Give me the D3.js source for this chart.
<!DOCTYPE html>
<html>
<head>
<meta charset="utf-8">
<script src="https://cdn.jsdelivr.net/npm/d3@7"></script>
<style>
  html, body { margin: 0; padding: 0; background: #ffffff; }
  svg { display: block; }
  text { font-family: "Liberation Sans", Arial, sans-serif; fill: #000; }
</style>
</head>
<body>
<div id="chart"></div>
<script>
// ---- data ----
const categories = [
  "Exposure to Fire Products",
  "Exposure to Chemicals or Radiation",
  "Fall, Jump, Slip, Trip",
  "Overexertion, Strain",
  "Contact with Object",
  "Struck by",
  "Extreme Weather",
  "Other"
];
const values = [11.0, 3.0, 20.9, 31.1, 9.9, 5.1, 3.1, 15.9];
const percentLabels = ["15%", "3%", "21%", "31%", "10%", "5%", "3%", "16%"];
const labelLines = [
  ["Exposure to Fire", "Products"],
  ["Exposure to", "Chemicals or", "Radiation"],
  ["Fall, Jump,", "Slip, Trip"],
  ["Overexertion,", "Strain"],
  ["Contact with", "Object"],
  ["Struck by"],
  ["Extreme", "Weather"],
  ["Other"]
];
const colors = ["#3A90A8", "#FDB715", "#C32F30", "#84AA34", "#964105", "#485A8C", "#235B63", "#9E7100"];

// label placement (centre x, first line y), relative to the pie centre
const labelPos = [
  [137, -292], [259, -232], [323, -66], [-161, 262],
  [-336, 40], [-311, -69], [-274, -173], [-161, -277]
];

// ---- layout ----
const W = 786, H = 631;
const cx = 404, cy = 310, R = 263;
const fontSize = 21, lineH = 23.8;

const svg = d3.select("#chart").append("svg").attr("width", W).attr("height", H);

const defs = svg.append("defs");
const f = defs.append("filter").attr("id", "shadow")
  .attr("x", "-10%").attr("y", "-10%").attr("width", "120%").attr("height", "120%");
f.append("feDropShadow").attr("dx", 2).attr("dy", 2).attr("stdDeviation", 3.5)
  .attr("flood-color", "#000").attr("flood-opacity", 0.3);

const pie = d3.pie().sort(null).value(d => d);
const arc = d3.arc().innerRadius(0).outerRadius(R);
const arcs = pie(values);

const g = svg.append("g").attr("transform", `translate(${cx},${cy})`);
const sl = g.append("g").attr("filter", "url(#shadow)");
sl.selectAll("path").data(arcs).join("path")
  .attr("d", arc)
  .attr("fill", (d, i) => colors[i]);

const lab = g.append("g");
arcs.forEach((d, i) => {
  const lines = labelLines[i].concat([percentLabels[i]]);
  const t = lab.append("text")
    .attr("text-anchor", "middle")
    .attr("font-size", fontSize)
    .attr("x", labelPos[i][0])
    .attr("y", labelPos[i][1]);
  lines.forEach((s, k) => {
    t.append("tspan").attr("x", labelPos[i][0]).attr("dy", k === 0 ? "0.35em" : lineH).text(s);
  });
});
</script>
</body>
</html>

___

■ Problem statement
Output the complete data exactly as written.

■ Output of the task
Give me the D3.js source for this chart.
<!DOCTYPE html>
<html>
<head>
<meta charset="utf-8">
<script src="https://cdn.jsdelivr.net/npm/d3@7"></script>
<style>
  html, body { margin: 0; padding: 0; background: #ffffff; }
  svg { display: block; }
  text { font-family: "Liberation Sans", Arial, sans-serif; fill: #000; }
</style>
</head>
<body>
<div id="chart"></div>
<script>
// ---- data ----
const categories = [
  "Exposure to Fire Products",
  "Exposure to Chemicals or Radiation",
  "Fall, Jump, Slip, Trip",
  "Overexertion, Strain",
  "Contact with Object",
  "Struck by",
  "Extreme Weather",
  "Other"
];
const values = [11.0, 3.0, 20.9, 31.1, 9.9, 5.1, 3.1, 15.9];
const percentLabels = ["15%", "3%", "21%", "31%", "10%", "5%", "3%", "16%"];
const labelLines = [
  ["Exposure to Fire", "Products"],
  ["Exposure to", "Chemicals or", "Radiation"],
  ["Fall, Jump,", "Slip, Trip"],
  ["Overexertion,", "Strain"],
  ["Contact with", "Object"],
  ["Struck by"],
  ["Extreme", "Weather"],
  ["Other"]
];
const colors = ["#3A90A8", "#FDB715", "#C32F30", "#84AA34", "#964105", "#485A8C", "#235B63", "#9E7100"];

// label placement (centre x, first line y), relative to the pie centre
const labelPos = [
  [137, -292], [259, -232], [323, -66], [-161, 262],
  [-336, 40], [-311, -69], [-274, -173], [-161, -277]
];

// ---- layout ----
const W = 786, H = 631;
const cx = 404, cy = 310, R = 263;
const fontSize = 21, lineH = 23.8;

const svg = d3.select("#chart").append("svg").attr("width", W).attr("height", H);

const defs = svg.append("defs");
const f = defs.append("filter").attr("id", "shadow")
  .attr("x", "-10%").attr("y", "-10%").attr("width", "120%").attr("height", "120%");
f.append("feDropShadow").attr("dx", 2).attr("dy", 2).attr("stdDeviation", 3.5)
  .attr("flood-color", "#000").attr("flood-opacity", 0.3);

const pie = d3.pie().sort(null).value(d => d);
const arc = d3.arc().innerRadius(0).outerRadius(R);
const arcs = pie(values);

const g = svg.append("g").attr("transform", `translate(${cx},${cy})`);
const sl = g.append("g").attr("filter", "url(#shadow)");
sl.selectAll("path").data(arcs).join("path")
  .attr("d", arc)
  .attr("fill", (d, i) => colors[i]);

const lab = g.append("g");
arcs.forEach((d, i) => {
  const lines = labelLines[i].concat([percentLabels[i]]);
  const t = lab.append("text")
    .attr("text-anchor", "middle")
    .attr("font-size", fontSize)
    .attr("x", labelPos[i][0])
    .attr("y", labelPos[i][1]);
  lines.forEach((s, k) => {
    t.append("tspan").attr("x", labelPos[i][0]).attr("dy", k === 0 ? "0.35em" : lineH).text(s);
  });
});
</script>
</body>
</html>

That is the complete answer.